◆ Supplied information:
--------------------------------------------------

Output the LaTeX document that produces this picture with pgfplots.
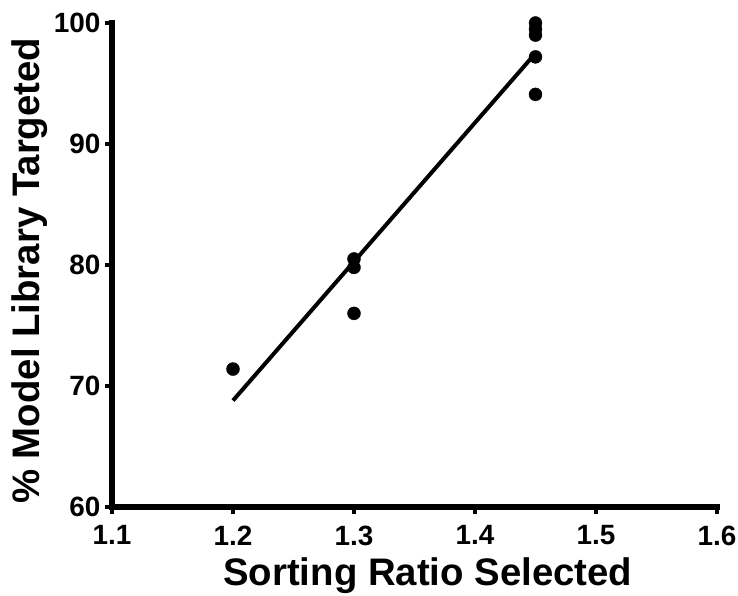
\documentclass[border=0pt]{standalone}
\usepackage{pgfplots}
\pgfplotsset{compat=1.18}
\usepackage{fontspec}
\setmainfont{Liberation Sans}
\begin{document}
\begin{tikzpicture}
\useasboundingbox (-112bp,-89bp) rectangle (626bp,507bp);
\begin{axis}[
  scale only axis,
  width=605bp, height=484bp,
  xmin=1.1, xmax=1.6, ymin=60, ymax=100,
  xtick={1.1,1.2,1.3,1.4,1.5,1.6},
  ytick={60,70,80,90,100},
  axis lines*=left,
  axis line style={line width=5.5bp, line cap=rect},
  tick align=outside,
  major tick length=7bp,
  tick style={line width=4bp, black},
  /pgf/number format/assume math mode=true,
  xticklabel style={/pgf/number format/fixed, /pgf/number format/fixed zerofill, /pgf/number format/precision=1, yshift=-8bp},
  yticklabel style={xshift=-1bp},
  tick label style={font=\bfseries\fontsize{28}{28}\selectfont},
  xlabel={Sorting Ratio Selected},
  ylabel={\% Model Library Targeted},
  every axis x label/.style={at={(axis description cs:0.522,0)}, anchor=center, yshift=-69bp, font=\bfseries\fontsize{38.5}{38.5}\selectfont},
  every axis y label/.style={at={(axis description cs:-0.1355,0.488)}, anchor=center, rotate=90, font=\bfseries\fontsize{38.5}{38.5}\selectfont},
  clip=false,
]
\addplot[only marks, mark=*, mark size=6.5bp, black] coordinates {
  (1.2,71.4)
  (1.3,80.5) (1.3,79.8) (1.3,76.0)
  (1.45,100.0) (1.45,99.5) (1.45,99.0) (1.45,97.2) (1.45,94.1)
};
\addplot[black, line width=4bp, no marks] coordinates {(1.2,68.8) (1.45,97.5)};
\end{axis}
\end{tikzpicture}
\end{document}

--------------------------------------------------

◆ Work to do:
Repeat all the data as it stands, dropping any images it holds.

◆ Correct result:
Output the LaTeX document that produces this picture with pgfplots.
\documentclass[border=0pt]{standalone}
\usepackage{pgfplots}
\pgfplotsset{compat=1.18}
\usepackage{fontspec}
\setmainfont{Liberation Sans}
\begin{document}
\begin{tikzpicture}
\useasboundingbox (-112bp,-89bp) rectangle (626bp,507bp);
\begin{axis}[
  scale only axis,
  width=605bp, height=484bp,
  xmin=1.1, xmax=1.6, ymin=60, ymax=100,
  xtick={1.1,1.2,1.3,1.4,1.5,1.6},
  ytick={60,70,80,90,100},
  axis lines*=left,
  axis line style={line width=5.5bp, line cap=rect},
  tick align=outside,
  major tick length=7bp,
  tick style={line width=4bp, black},
  /pgf/number format/assume math mode=true,
  xticklabel style={/pgf/number format/fixed, /pgf/number format/fixed zerofill, /pgf/number format/precision=1, yshift=-8bp},
  yticklabel style={xshift=-1bp},
  tick label style={font=\bfseries\fontsize{28}{28}\selectfont},
  xlabel={Sorting Ratio Selected},
  ylabel={\% Model Library Targeted},
  every axis x label/.style={at={(axis description cs:0.522,0)}, anchor=center, yshift=-69bp, font=\bfseries\fontsize{38.5}{38.5}\selectfont},
  every axis y label/.style={at={(axis description cs:-0.1355,0.488)}, anchor=center, rotate=90, font=\bfseries\fontsize{38.5}{38.5}\selectfont},
  clip=false,
]
\addplot[only marks, mark=*, mark size=6.5bp, black] coordinates {
  (1.2,71.4)
  (1.3,80.5) (1.3,79.8) (1.3,76.0)
  (1.45,100.0) (1.45,99.5) (1.45,99.0) (1.45,97.2) (1.45,94.1)
};
\addplot[black, line width=4bp, no marks] coordinates {(1.2,68.8) (1.45,97.5)};
\end{axis}
\end{tikzpicture}
\end{document}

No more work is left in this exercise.